But, farther, this habit of never being in earnest greatly lowers the strength of our feelings even towards the good which we praise and towards the evil which we condemn. It was an admirable definition of that which excites laughter, that it was that which is out of rule, that which is amiss, that which is unsightly, (these three ideas, and other similar ones, are alike contained in the single Greek word [Greek: aischron],) provided that it was unaccompanied by pain. This definition accounts for the otherwise extraordinary fact, that there is something in moral evil which, in some instances, affects the mind ludicrously. That is to say, if moral evil affects us with no pain; if we see in it nothing, so to speak, but its irregularity, its strange contrast with what is beautiful, its jarring with the harmony of the system around us; then it does acquire that character which is well defined as being ridiculous. Thus it is notorious that trifling follies, and even gross vices, are often so represented in works of fiction as to be exceedingly ludicrous. It is enough, as an instance of what I mean, to name the vice of drunkenness. Get rid for the moment of the notions of vice or sin which, accompany it, and which give moral pain; get rid also of those points in it which awaken physical disgust; retain merely the notion of the incoherent language, and the strange capricious gait of intoxication; and we have then an image merely ridiculous, as much, so as the rambling talk and absurd gestures of the old buffoons.
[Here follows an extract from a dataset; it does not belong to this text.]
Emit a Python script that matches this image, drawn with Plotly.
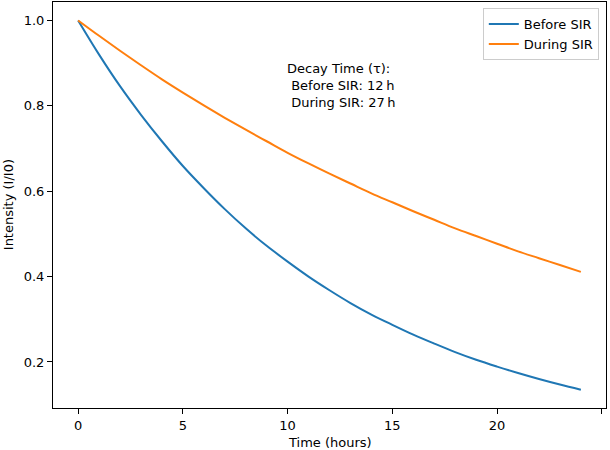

Here, then, we have the secret of vice becoming laughable; and of things which are really wicked, disgusting, hateful, being expressed by names purely ludicrous. Where no great physical pain or distress is occasioned by what is evil, our sense of its ludicrousness will be exactly in proportion to the faintness of our sense of moral evil; or, in other words, to our want of being in earnest. The evil that does not seriously pain or inconvenience man, is very apt to be regarded with feelings approaching to laughter, if we have no sense of pain at the notion of its being an offence against God.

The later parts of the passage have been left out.